═════ RECORDS SHOWN ═════

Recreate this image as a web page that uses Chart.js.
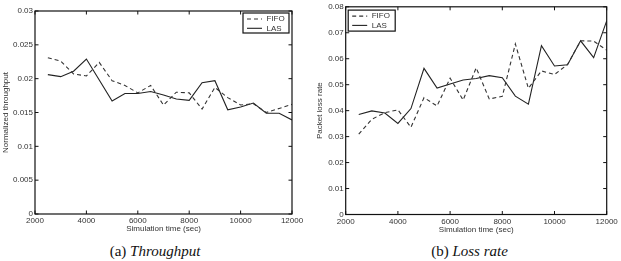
<!DOCTYPE html>
<html>
<head>
    <title>Throughput and loss rate, FIFO vs LAS</title>
    <style type="text/css">
        body {
            margin: 0;
            background: #fff;
        }

        #page {
            position: relative;
            width: 621px;
            height: 261px;
        }

        canvas {
            position: absolute;
            top: 0;
        }

        .caption {
            position: absolute;
            top: 244px;
            font-family: "Liberation Serif", "DejaVu Serif", serif;
            font-size: 15px;
            line-height: 15px;
            text-align: center;
            color: #111;
        }
    </style>
    <script type="text/javascript" src="https://cdn.jsdelivr.net/npm/chart.js@4/dist/chart.umd.min.js"></script>
</head>
<body>

<div id="page">
    <canvas id="throughputCanvas" width="310" height="236" style="left:0"></canvas>
    <canvas id="lossCanvas" width="311" height="236" style="left:310px"></canvas>
    <div class="caption" style="left:0;width:310px">(a) <i>Throughput</i></div>
    <div class="caption" style="left:314px;width:311px">(b) <i>Loss rate</i></div>
</div>

<script>
    // simulation time (sec) of each sample
    var simTime = [2500, 3000, 3500, 4000, 4500, 5000, 5500, 6000, 6500, 7000,
        7500, 8000, 8500, 9000, 9500, 10000, 10500, 11000, 11500, 12000];

    var throughputFifo = [0.0231, 0.0226, 0.0207, 0.0204, 0.0224, 0.0197, 0.0190, 0.0179, 0.0190, 0.0161,
        0.0180, 0.0179, 0.0155, 0.0187, 0.0172, 0.0161, 0.0163, 0.0150, 0.0156, 0.0162];
    var throughputLas = [0.0206, 0.0203, 0.0211, 0.0229, 0.0198, 0.0167, 0.0178, 0.0178, 0.0181, 0.0176,
        0.0170, 0.0168, 0.0194, 0.0197, 0.0154, 0.0158, 0.0164, 0.0149, 0.0149, 0.0139];

    var lossFifo = [0.0310, 0.0367, 0.0392, 0.0403, 0.0336, 0.0450, 0.0418, 0.0525, 0.0441, 0.0565,
        0.0445, 0.0455, 0.0657, 0.0486, 0.0553, 0.0539, 0.0578, 0.0669, 0.0668, 0.0633];
    var lossLas = [0.0385, 0.0399, 0.0391, 0.0351, 0.0408, 0.0563, 0.0487, 0.0503, 0.0518, 0.0524,
        0.0535, 0.0527, 0.0456, 0.0425, 0.0650, 0.0572, 0.0577, 0.0669, 0.0604, 0.0746];

    var timeTicks = [2000, 4000, 6000, 8000, 10000, 12000];
    var throughputTicks = [0, 0.005, 0.01, 0.015, 0.02, 0.025, 0.03];
    var lossTicks = [0, 0.01, 0.02, 0.03, 0.04, 0.05, 0.06, 0.07, 0.08];

    var seriesNames = ['FIFO', 'LAS'];

    var FONT = {family: "'Liberation Sans', Arial, sans-serif", size: 8};
    var TEXT = '#333';

    // matlab style frame, inward ticks and boxed legend
    var frameAndLegend = {
        id: 'frameAndLegend',
        afterDraw: function (chart) {
            var ctx = chart.ctx;
            var a = chart.chartArea;
            var tl = 3.5;
            ctx.save();
            ctx.strokeStyle = '#111';
            ctx.lineWidth = 1.2;
            ctx.setLineDash([]);
            ctx.strokeRect(a.left, a.top, a.right - a.left, a.bottom - a.top);
            ctx.lineWidth = 1;
            ctx.beginPath();
            chart.scales.x.ticks.forEach(function (t) {
                var px = chart.scales.x.getPixelForValue(t.value);
                ctx.moveTo(px, a.bottom); ctx.lineTo(px, a.bottom - tl);
                ctx.moveTo(px, a.top); ctx.lineTo(px, a.top + tl);
            });
            chart.scales.y.ticks.forEach(function (t) {
                var py = chart.scales.y.getPixelForValue(t.value);
                ctx.moveTo(a.left, py); ctx.lineTo(a.left + tl, py);
                ctx.moveTo(a.right, py); ctx.lineTo(a.right - tl, py);
            });
            ctx.stroke();

            var lg = chart.options.plugins.frameAndLegend;
            var bx = lg.right ? a.right - lg.dx - lg.w : a.left + lg.dx;
            var by = a.top + lg.dy;
            ctx.fillStyle = '#fff';
            ctx.fillRect(bx, by, lg.w, lg.h);
            ctx.strokeStyle = '#111';
            ctx.lineWidth = 1.2;
            ctx.strokeRect(bx, by, lg.w, lg.h);
            ctx.font = FONT.size + 'px ' + FONT.family;
            ctx.textBaseline = 'middle';
            ctx.textAlign = 'left';
            chart.data.datasets.forEach(function (ds, i) {
                var ry = by + 6 + i * 9.3;
                ctx.strokeStyle = ds.borderColor;
                ctx.lineWidth = ds.borderWidth;
                ctx.setLineDash(ds.borderDash || []);
                ctx.beginPath();
                ctx.moveTo(bx + 4, ry);
                ctx.lineTo(bx + 19, ry);
                ctx.stroke();
                ctx.fillStyle = TEXT;
                ctx.fillText(ds.label, bx + 23.5, ry);
            });
            ctx.restore();
        }
    };

    function points(ys) {
        return simTime.map(function (t, i) {
            return {x: t, y: ys[i]};
        });
    }

    function makeChart(canvasId, fifo, las, yTicks, yTitle, pad, yWidth, yTitlePad, legend) {
        return new Chart(document.getElementById(canvasId), {
            type: 'line',
            data: {
                datasets: [
                    {
                        label: seriesNames[0],
                        data: points(fifo),
                        borderColor: '#333',
                        borderWidth: 1.1,
                        borderDash: [4, 3],
                        pointRadius: 0,
                        tension: 0,
                        fill: false
                    },
                    {
                        label: seriesNames[1],
                        data: points(las),
                        borderColor: '#222',
                        borderWidth: 1.1,
                        pointRadius: 0,
                        tension: 0,
                        fill: false
                    }
                ]
            },
            options: {
                responsive: false,
                animation: false,
                devicePixelRatio: 1,
                layout: {padding: pad},
                plugins: {
                    legend: {display: false},
                    tooltip: {enabled: false},
                    frameAndLegend: legend
                },
                scales: {
                    x: {
                        type: 'linear',
                        min: timeTicks[0],
                        max: timeTicks[timeTicks.length - 1],
                        grid: {display: false, drawTicks: false},
                        border: {display: false},
                        afterBuildTicks: function (scale) {
                            scale.ticks = timeTicks.map(function (v) { return {value: v}; });
                        },
                        afterFit: function (scale) { scale.height = 21; },
                        ticks: {
                            padding: 2,
                            maxRotation: 0,
                            autoSkip: false,
                            color: TEXT,
                            font: FONT,
                            callback: function (v) { return String(v); }
                        },
                        title: {
                            display: true,
                            text: 'Simulation time (sec)',
                            color: TEXT,
                            font: FONT,
                            padding: {top: 0, bottom: 1}
                        }
                    },
                    y: {
                        min: yTicks[0],
                        max: yTicks[yTicks.length - 1],
                        grid: {display: false, drawTicks: false},
                        border: {display: false},
                        afterBuildTicks: function (scale) {
                            scale.ticks = yTicks.map(function (v) { return {value: v}; });
                        },
                        afterFit: function (scale) { scale.width = yWidth; },
                        ticks: {
                            padding: 2,
                            autoSkip: false,
                            color: TEXT,
                            font: FONT,
                            callback: function (v) { return String(Number(v.toFixed(4))); }
                        },
                        title: {
                            display: true,
                            text: yTitle,
                            color: TEXT,
                            font: FONT,
                            padding: {top: yTitlePad, bottom: 0}
                        }
                    }
                }
            },
            plugins: [frameAndLegend]
        });
    }

    makeChart('throughputCanvas', throughputFifo, throughputLas, throughputTicks,
        'Normalized throughput', {left: 0, right: 18, top: 11, bottom: 1}, 35, 1,
        {right: true, dx: 3, dy: 2, w: 46, h: 20});

    makeChart('lossCanvas', lossFifo, lossLas, lossTicks,
        'Packet loss rate', {left: 0, right: 14.3, top: 6.7, bottom: 0.5}, 35.7, 5,
        {right: false, dx: 2.5, dy: 3.3, w: 47, h: 21});
</script>

</body>
</html>
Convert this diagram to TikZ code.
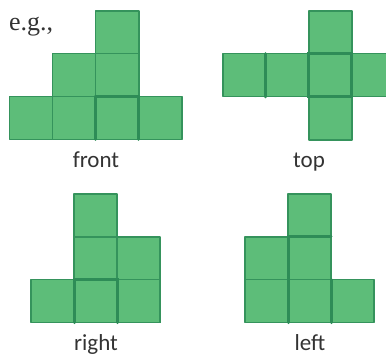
\documentclass[tikz,border=0pt]{standalone}
\usepackage{fontspec}
\setmainfont{Carlito}
\newfontfamily\egfont{Liberation Serif}
\definecolor{cellfill}{HTML}{5DBD79}
\definecolor{cellline}{HTML}{35935C}
\definecolor{cellthick}{HTML}{2E8C57}
\definecolor{labelink}{HTML}{333333}
\tikzset{
  x=1pt,y=-1pt,
  cellbox/.style={fill=cellfill,draw=cellline,line width=1.6pt,line join=round},
  thickedge/.style={draw=cellthick,line width=3pt,line cap=round},
  viewlabel/.style={text=labelink,font=\fontsize{23}{23}\selectfont,inner sep=0pt,anchor=base}
}
\newcommand{\cellat}[3]{\draw[cellbox] (#1,#2) rectangle ++(43.2,#3);}
\begin{document}
\begin{tikzpicture}
\useasboundingbox (0,0) rectangle (386,357);
% front
\foreach \px/\py in {95.5/10.7,52.5/53.3,95.5/53.3,9.5/96.3,52.5/96.3,95.5/96.3,138.5/96.3}{\cellat{\px}{\py}{43}}
\draw[thickedge] (95.5,96.3) -- (138.7,96.3);
\draw[thickedge] (95.5,96.3) -- (95.5,139.3);
\draw[thickedge] (138.7,96.3) -- (138.7,139.3);
% top
\foreach \px/\py in {308.7/10.7,222.7/53.6,265.7/53.6,308.7/53.6,351.7/53.6,308.7/96.8}{\cellat{\px}{\py}{43}}
\draw[thickedge] (308.7,53.6) rectangle (351.9,96.8);
\draw[thickedge] (265.9,53.6) -- (265.9,96.8);
% right
\foreach \px/\py in {74/193.7,74/236.7,117/236.7,31/279.5,74/279.5,117/279.5}{\cellat{\px}{\py}{43}}
\draw[thickedge] (74,322.7) -- (74,279.5) -- (117,279.5) -- (117,322.7);
\draw[cellline,line width=2.2pt] (160.2,236.7) -- (160.2,322.7);
% left
\foreach \px/\py in {288/193.7,245/236.7,288/236.7,245/279.5,288/279.5,331/279.5}{\cellat{\px}{\py}{43}}
\draw[thickedge] (288,322.7) -- (288,236.7) -- (331,236.7);
\draw[thickedge] (331.2,279.5) -- (331.2,322.7);
% labels
\node[inner sep=0pt,anchor=base west,font=\fontsize{26}{26}\selectfont\egfont,text=labelink] (eg) at (9,30) {e.g.,};
\node[viewlabel] (front) at (96,167) {front};
\node[viewlabel] (top) at (309,167) {top};
\node[viewlabel] (right) at (96,350) {right};
\node[viewlabel] (left) at (310,350.5) {left};
\end{tikzpicture}
\end{document}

═════

Restate the data word for word from its first line through the line with "0.0669, 0.0604, 0.0746];", leaving out any picture along the way.

Recreate this image as a web page that uses Chart.js.
<!DOCTYPE html>
<html>
<head>
    <title>Throughput and loss rate, FIFO vs LAS</title>
    <style type="text/css">
        body {
            margin: 0;
            background: #fff;
        }

        #page {
            position: relative;
            width: 621px;
            height: 261px;
        }

        canvas {
            position: absolute;
            top: 0;
        }

        .caption {
            position: absolute;
            top: 244px;
            font-family: "Liberation Serif", "DejaVu Serif", serif;
            font-size: 15px;
            line-height: 15px;
            text-align: center;
            color: #111;
        }
    </style>
    <script type="text/javascript" src="https://cdn.jsdelivr.net/npm/chart.js@4/dist/chart.umd.min.js"></script>
</head>
<body>

<div id="page">
    <canvas id="throughputCanvas" width="310" height="236" style="left:0"></canvas>
    <canvas id="lossCanvas" width="311" height="236" style="left:310px"></canvas>
    <div class="caption" style="left:0;width:310px">(a) <i>Throughput</i></div>
    <div class="caption" style="left:314px;width:311px">(b) <i>Loss rate</i></div>
</div>

<script>
    // simulation time (sec) of each sample
    var simTime = [2500, 3000, 3500, 4000, 4500, 5000, 5500, 6000, 6500, 7000,
        7500, 8000, 8500, 9000, 9500, 10000, 10500, 11000, 11500, 12000];

    var throughputFifo = [0.0231, 0.0226, 0.0207, 0.0204, 0.0224, 0.0197, 0.0190, 0.0179, 0.0190, 0.0161,
        0.0180, 0.0179, 0.0155, 0.0187, 0.0172, 0.0161, 0.0163, 0.0150, 0.0156, 0.0162];
    var throughputLas = [0.0206, 0.0203, 0.0211, 0.0229, 0.0198, 0.0167, 0.0178, 0.0178, 0.0181, 0.0176,
        0.0170, 0.0168, 0.0194, 0.0197, 0.0154, 0.0158, 0.0164, 0.0149, 0.0149, 0.0139];

    var lossFifo = [0.0310, 0.0367, 0.0392, 0.0403, 0.0336, 0.0450, 0.0418, 0.0525, 0.0441, 0.0565,
        0.0445, 0.0455, 0.0657, 0.0486, 0.0553, 0.0539, 0.0578, 0.0669, 0.0668, 0.0633];
    var lossLas = [0.0385, 0.0399, 0.0391, 0.0351, 0.0408, 0.0563, 0.0487, 0.0503, 0.0518, 0.0524,
        0.0535, 0.0527, 0.0456, 0.0425, 0.0650, 0.0572, 0.0577, 0.0669, 0.0604, 0.0746];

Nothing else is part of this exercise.